Minimizing Regret on Reflexive Banach Spaces and Learning Nash Equilibria in Continuous Zero-Sum Games

We study a general version of the adversarial online learning problem. We are given a decision set \(\mathcal{X}\) in a reflexive Banach space \(X\) and a sequence of reward vectors in the dual space of \(X\). At each iteration, we choose an action from \(\mathcal{X}\), based on the observed sequence of previous rewards. Our goal is to minimize regret, defined as the gap between the realized reward and the reward of the best fixed action in hindsight. Using results from infinite dimensional convex analysis, we generalize the method of Dual Averaging (or Follow the Regularized Leader) to our setting and obtain general upper bounds on the worst-case regret that subsume a wide range of results from the literature.
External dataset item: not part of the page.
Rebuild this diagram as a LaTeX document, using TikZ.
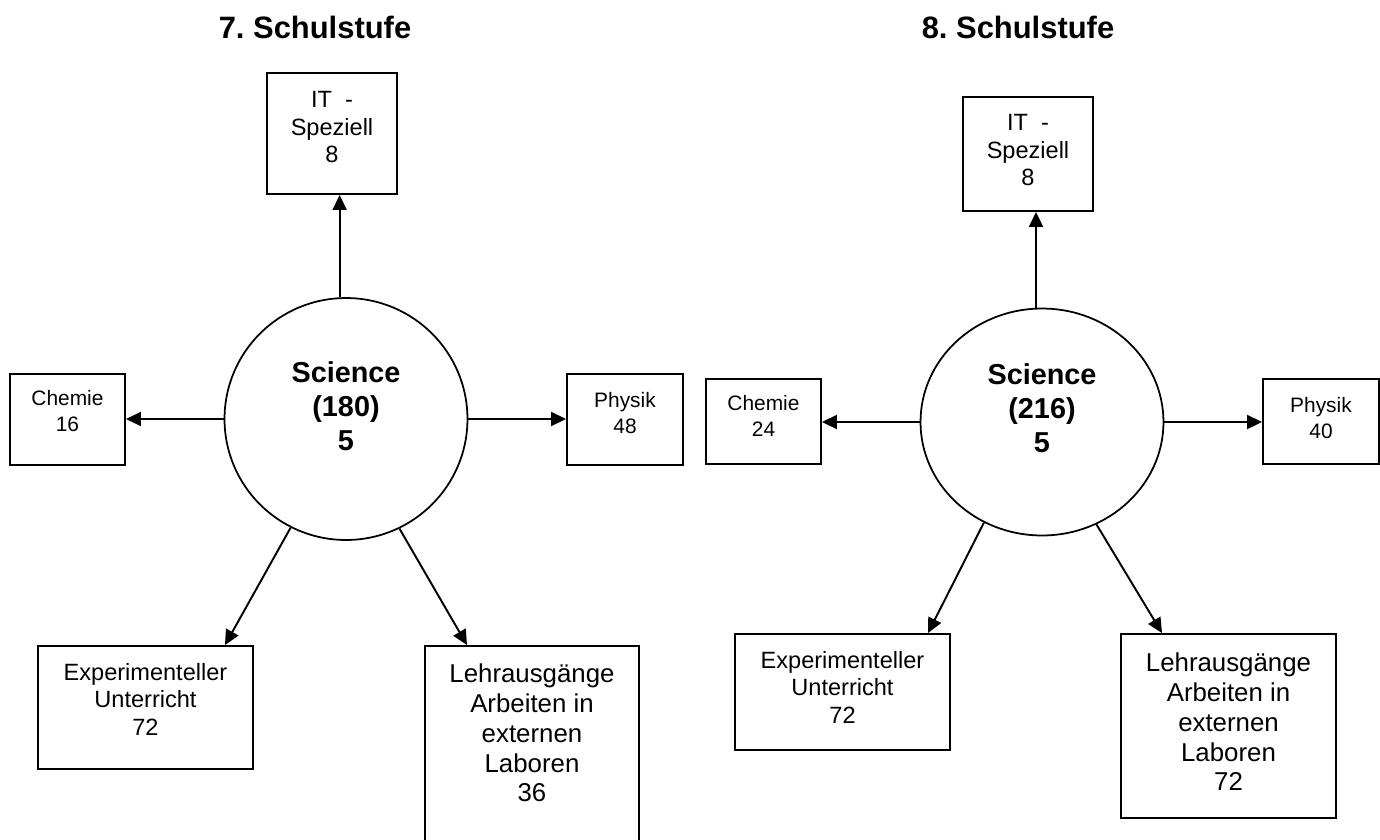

Under the assumption of uniformly continuous rewards, we obtain explicit anytime regret bounds in a setting where the decision set is the set of probability distributions on a compact metric space \(S\) whose Radon-Nikodym derivatives are elements of \(L^p(S)\) for some \(p > 1\). Importantly, we make no convexity assumptions on either the set \(S\) or the reward functions. We also prove a general lower bound on the worst-case regret for any online algorithm. We then apply these results to the problem of learning in repeated continuous two-player zero-sum games, in which players' strategy sets are compact metric spaces. In doing so, we first prove that if both players play a Hannan-consistent strategy, then with probability 1 the empirical distributions of play weakly converge to the set of Nash equilibria of the game. We then show that, under mild assumptions, Dual Averaging on the (infinite-dimensional) space of probability distributions indeed achieves Hannan-consistency. Finally, we illustrate our results through numerical examples.